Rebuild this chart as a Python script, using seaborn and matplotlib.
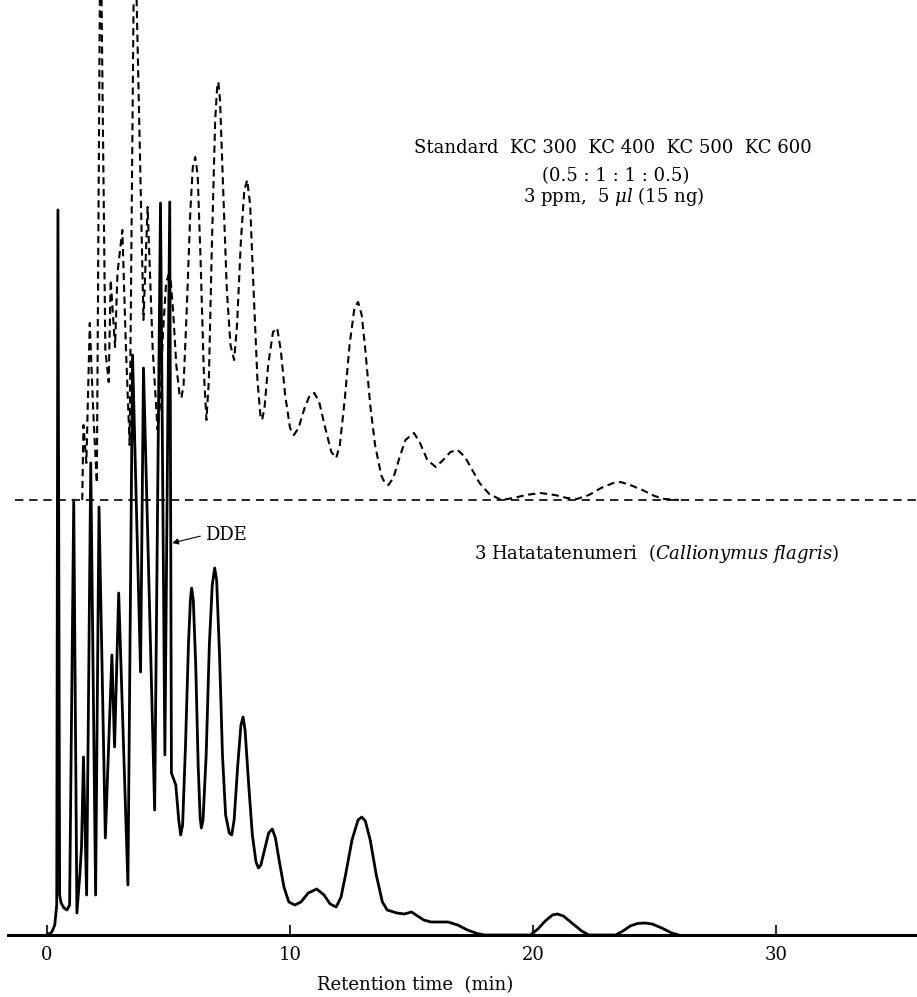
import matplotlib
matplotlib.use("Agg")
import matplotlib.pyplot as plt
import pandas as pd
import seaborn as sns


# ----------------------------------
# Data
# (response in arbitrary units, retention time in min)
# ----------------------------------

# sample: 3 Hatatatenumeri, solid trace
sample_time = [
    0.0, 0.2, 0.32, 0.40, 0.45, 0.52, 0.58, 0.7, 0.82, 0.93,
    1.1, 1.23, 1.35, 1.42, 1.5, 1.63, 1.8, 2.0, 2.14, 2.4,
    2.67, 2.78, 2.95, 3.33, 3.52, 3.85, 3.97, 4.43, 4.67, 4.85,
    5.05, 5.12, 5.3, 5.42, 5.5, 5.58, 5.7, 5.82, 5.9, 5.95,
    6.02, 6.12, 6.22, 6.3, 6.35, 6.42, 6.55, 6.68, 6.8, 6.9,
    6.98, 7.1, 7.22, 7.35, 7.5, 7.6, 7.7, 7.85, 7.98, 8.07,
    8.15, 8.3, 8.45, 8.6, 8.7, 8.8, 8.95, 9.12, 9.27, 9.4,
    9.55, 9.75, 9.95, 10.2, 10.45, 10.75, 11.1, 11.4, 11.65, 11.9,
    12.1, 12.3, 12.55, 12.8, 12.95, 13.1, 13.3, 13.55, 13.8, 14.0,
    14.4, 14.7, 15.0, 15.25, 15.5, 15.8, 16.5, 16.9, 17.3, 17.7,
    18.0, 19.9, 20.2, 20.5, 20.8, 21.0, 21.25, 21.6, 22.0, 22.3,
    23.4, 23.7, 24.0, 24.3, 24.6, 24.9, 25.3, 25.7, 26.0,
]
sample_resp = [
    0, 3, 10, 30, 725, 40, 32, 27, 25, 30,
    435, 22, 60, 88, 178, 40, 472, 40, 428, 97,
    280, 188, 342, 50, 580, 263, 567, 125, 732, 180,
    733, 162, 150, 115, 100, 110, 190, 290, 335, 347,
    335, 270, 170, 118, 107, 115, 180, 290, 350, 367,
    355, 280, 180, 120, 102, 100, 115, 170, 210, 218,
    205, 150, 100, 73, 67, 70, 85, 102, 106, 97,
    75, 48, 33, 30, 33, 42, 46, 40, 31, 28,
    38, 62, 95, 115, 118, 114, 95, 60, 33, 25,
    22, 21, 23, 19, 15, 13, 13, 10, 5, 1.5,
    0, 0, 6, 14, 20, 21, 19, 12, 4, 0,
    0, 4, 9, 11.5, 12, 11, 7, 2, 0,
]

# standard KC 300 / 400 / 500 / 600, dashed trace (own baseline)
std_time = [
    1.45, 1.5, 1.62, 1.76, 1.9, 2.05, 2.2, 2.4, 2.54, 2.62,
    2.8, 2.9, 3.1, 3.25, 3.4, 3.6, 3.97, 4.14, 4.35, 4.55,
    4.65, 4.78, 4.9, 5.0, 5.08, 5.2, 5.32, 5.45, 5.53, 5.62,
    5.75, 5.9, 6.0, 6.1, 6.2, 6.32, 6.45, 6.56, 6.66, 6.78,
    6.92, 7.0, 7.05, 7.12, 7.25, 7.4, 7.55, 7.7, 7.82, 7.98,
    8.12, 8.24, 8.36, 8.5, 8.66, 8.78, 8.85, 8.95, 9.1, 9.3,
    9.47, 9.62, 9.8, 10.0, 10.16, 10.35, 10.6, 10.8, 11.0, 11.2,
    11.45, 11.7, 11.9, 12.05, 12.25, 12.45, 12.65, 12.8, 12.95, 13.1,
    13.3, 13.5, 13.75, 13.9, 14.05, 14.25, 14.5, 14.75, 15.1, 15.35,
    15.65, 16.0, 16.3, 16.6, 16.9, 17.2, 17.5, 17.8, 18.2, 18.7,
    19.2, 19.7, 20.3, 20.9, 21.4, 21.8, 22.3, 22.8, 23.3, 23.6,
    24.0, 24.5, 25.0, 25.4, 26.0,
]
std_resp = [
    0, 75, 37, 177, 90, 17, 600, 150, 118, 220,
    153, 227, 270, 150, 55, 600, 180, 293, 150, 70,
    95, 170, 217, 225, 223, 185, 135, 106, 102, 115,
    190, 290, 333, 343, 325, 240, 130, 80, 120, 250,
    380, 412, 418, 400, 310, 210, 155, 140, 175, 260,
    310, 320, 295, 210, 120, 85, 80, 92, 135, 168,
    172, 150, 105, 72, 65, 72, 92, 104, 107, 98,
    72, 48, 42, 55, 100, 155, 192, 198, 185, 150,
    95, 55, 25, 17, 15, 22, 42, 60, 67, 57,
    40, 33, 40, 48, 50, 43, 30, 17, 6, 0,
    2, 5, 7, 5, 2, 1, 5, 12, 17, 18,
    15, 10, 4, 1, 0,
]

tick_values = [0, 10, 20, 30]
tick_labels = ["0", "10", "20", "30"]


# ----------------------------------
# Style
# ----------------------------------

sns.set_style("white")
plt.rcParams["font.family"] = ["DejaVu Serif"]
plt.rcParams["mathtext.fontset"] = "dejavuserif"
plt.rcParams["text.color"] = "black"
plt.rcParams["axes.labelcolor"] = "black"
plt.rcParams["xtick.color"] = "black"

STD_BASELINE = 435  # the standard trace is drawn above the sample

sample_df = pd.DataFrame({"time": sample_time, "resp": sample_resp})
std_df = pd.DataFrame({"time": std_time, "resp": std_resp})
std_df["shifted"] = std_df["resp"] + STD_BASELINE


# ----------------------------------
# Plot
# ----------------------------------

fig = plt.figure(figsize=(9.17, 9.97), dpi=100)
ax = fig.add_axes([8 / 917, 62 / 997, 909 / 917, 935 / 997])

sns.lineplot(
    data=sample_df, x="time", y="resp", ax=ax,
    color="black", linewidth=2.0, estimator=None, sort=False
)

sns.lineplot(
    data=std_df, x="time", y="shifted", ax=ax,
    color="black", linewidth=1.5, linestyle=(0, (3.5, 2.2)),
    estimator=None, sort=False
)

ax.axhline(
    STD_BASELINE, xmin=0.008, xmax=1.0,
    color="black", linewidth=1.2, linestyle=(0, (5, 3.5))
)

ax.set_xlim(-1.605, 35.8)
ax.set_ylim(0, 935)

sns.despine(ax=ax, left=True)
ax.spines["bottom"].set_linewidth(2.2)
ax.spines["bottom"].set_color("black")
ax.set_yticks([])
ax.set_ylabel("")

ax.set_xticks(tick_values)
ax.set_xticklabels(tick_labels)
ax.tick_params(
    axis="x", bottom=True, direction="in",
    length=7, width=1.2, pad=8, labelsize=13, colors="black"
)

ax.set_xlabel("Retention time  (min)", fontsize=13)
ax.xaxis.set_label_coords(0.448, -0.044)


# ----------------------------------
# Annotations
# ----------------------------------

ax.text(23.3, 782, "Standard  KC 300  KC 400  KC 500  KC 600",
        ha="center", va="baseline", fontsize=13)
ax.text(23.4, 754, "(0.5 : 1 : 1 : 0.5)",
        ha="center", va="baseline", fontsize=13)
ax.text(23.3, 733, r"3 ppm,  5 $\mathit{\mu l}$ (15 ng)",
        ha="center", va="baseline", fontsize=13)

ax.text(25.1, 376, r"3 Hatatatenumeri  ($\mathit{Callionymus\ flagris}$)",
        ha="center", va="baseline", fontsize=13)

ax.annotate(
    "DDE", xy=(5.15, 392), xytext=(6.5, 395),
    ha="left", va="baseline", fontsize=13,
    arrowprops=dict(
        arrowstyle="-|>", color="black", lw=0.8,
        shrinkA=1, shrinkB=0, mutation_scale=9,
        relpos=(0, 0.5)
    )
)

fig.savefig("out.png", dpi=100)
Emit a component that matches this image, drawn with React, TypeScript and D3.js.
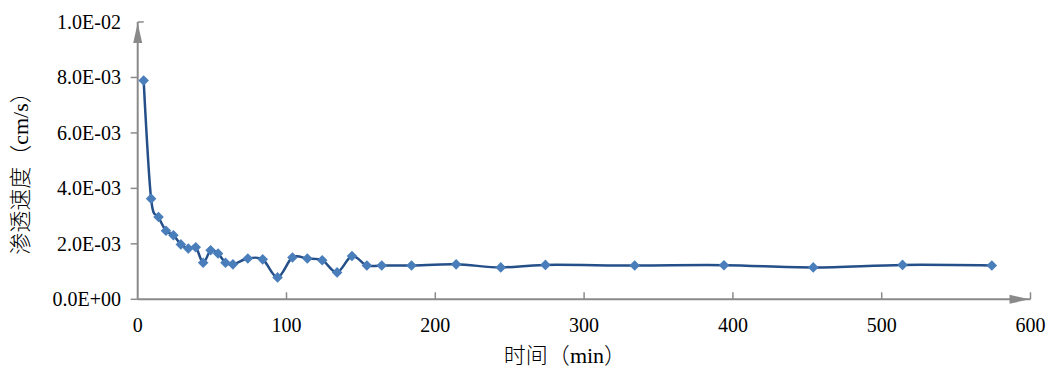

————————

▶ Directions: Emit the lines of the material exactly, from its first line to the line containing "import seaborn as sns", inclusive; leave every picture out.

▶ Right answer:
Rebuild this chart as a Python script, using seaborn and matplotlib.
import matplotlib
matplotlib.use("Agg")
import matplotlib.pyplot as plt
import pandas as pd
import seaborn as sns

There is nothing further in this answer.